- [Required work]: Everything from the first line of the data below through the line that contains "const ref = useRef<HTMLDivElement>(null);" should be written out exactly, please, and nothing more; the pictures stay out.

- [Supplied material]:
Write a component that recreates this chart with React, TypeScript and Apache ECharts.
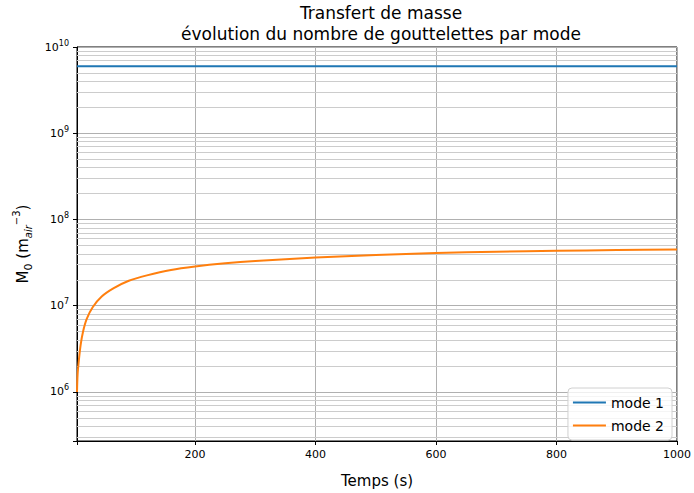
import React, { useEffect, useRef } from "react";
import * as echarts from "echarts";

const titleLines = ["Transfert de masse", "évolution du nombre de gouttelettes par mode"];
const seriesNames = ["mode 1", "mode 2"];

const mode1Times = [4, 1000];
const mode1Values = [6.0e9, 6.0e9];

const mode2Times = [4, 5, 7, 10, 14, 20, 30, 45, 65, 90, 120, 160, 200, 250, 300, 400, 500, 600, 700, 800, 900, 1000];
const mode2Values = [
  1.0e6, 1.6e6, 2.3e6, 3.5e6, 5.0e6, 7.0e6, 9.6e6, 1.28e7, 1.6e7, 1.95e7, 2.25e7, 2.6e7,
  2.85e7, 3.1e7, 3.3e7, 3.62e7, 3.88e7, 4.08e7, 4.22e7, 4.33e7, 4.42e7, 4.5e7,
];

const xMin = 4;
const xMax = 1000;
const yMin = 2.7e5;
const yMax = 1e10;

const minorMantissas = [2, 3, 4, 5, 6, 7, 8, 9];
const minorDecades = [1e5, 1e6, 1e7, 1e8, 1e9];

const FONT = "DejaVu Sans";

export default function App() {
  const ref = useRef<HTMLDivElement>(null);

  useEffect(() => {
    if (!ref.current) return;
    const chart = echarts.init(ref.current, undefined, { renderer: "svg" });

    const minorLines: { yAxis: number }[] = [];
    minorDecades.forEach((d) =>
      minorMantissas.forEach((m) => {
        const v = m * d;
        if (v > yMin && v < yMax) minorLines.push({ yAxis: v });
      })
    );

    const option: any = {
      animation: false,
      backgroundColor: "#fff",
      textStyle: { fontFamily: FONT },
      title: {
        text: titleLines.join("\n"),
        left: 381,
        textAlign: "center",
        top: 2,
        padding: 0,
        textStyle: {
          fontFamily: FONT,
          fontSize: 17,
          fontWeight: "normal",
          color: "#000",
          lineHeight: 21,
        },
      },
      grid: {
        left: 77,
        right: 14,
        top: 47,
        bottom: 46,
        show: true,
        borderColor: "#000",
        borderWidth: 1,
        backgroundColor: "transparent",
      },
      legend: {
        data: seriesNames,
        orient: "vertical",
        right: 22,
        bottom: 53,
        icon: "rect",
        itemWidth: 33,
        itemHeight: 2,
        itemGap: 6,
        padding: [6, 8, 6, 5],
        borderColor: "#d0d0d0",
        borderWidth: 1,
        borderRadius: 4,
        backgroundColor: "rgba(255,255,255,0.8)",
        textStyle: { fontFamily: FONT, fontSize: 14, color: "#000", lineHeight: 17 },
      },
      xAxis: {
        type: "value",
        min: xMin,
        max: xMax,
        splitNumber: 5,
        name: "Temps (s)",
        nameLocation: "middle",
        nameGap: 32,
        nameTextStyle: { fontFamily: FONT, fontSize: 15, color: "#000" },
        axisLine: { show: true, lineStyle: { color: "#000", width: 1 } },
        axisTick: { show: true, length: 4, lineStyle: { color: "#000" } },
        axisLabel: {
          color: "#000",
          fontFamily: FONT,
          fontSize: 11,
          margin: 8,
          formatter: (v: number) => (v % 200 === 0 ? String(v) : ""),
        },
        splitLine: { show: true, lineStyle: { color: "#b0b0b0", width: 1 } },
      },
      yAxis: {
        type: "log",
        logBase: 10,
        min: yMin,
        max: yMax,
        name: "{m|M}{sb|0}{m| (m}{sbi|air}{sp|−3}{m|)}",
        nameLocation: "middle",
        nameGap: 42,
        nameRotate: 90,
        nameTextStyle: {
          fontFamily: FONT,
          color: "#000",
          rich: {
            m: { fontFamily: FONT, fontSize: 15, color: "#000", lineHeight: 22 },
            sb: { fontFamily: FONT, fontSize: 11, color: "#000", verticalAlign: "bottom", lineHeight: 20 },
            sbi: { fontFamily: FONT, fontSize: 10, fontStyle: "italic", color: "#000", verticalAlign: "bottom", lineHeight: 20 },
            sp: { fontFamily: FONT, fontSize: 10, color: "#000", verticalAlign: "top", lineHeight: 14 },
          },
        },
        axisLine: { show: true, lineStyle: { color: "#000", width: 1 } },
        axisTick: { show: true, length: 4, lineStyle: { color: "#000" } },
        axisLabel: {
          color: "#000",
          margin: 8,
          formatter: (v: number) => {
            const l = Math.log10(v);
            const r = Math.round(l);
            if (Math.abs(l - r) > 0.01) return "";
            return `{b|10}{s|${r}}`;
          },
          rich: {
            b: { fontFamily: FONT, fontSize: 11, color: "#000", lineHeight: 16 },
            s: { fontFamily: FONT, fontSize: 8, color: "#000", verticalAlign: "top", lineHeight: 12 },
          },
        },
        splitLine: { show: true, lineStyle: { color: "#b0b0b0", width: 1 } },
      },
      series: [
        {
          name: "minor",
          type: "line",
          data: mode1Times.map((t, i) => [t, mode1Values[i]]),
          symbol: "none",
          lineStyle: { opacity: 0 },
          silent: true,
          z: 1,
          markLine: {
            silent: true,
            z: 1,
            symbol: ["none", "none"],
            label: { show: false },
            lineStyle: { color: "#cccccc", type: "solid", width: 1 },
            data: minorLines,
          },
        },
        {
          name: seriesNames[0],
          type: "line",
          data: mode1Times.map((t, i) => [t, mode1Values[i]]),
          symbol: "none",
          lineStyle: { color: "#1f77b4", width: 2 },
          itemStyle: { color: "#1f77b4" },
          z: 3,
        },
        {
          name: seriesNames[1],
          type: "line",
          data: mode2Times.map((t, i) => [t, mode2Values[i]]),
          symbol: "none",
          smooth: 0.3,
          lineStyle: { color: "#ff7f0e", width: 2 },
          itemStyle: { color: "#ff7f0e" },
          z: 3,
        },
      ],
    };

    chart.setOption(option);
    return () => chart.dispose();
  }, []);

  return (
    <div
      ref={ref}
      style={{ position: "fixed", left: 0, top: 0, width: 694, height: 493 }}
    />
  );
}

- [Result of the task]:
Write a component that recreates this chart with React, TypeScript and Apache ECharts.
import React, { useEffect, useRef } from "react";
import * as echarts from "echarts";

const titleLines = ["Transfert de masse", "évolution du nombre de gouttelettes par mode"];
const seriesNames = ["mode 1", "mode 2"];

const mode1Times = [4, 1000];
const mode1Values = [6.0e9, 6.0e9];

const mode2Times = [4, 5, 7, 10, 14, 20, 30, 45, 65, 90, 120, 160, 200, 250, 300, 400, 500, 600, 700, 800, 900, 1000];
const mode2Values = [
  1.0e6, 1.6e6, 2.3e6, 3.5e6, 5.0e6, 7.0e6, 9.6e6, 1.28e7, 1.6e7, 1.95e7, 2.25e7, 2.6e7,
  2.85e7, 3.1e7, 3.3e7, 3.62e7, 3.88e7, 4.08e7, 4.22e7, 4.33e7, 4.42e7, 4.5e7,
];

const xMin = 4;
const xMax = 1000;
const yMin = 2.7e5;
const yMax = 1e10;

const minorMantissas = [2, 3, 4, 5, 6, 7, 8, 9];
const minorDecades = [1e5, 1e6, 1e7, 1e8, 1e9];

const FONT = "DejaVu Sans";

export default function App() {
  const ref = useRef<HTMLDivElement>(null);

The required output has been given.